The fires were eventually contained and Jones and her family didn’t have to cross the river, but 90 years later storms still rattle the 95-year-old who now lives in De Soto.

“Every time it would get a little dark, I’d get hysterical,” Jones said. “Still, if it gets a little black, I get to worry. They used to have to threaten me to settle down. I just thank the Lord every day that I made it through that.”

Five minutes after sweeping through De Soto, the storm killed seven in the mining community of Bush before continuing on to West Frankfort, where coal miners coming to the surface to figure out why they lost electricity were shocked to see the carnage the storm left behind.

With many of the men underground during the storm, most of the 148 who died and 410 injured in the Franklin County community of 8,000 were women and children.
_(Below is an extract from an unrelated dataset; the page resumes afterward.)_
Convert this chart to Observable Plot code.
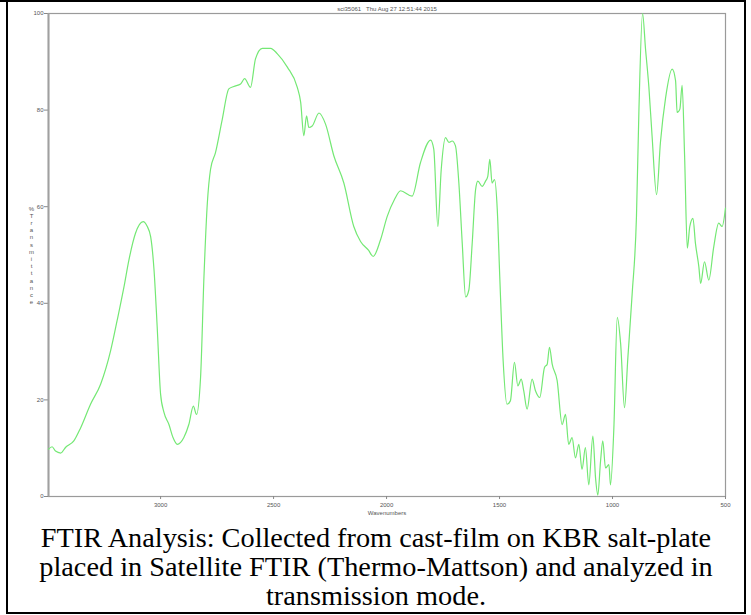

After leaving West Frankfort, the tornado killed 46 in Parrish and another 65 in rural areas of Hamilton and White counties before moving on to cause more destruction in southern Indiana where the powerful storm mercifully sputtered just east of Princeton.

The F5 tornado’s three-and-a-half-hour trek cut a 219-mile line of destruction that left 695 dead in its wake, including almost 600 Southern Illinoisans in what is probably the deadliest 90 minutes in the region’s history.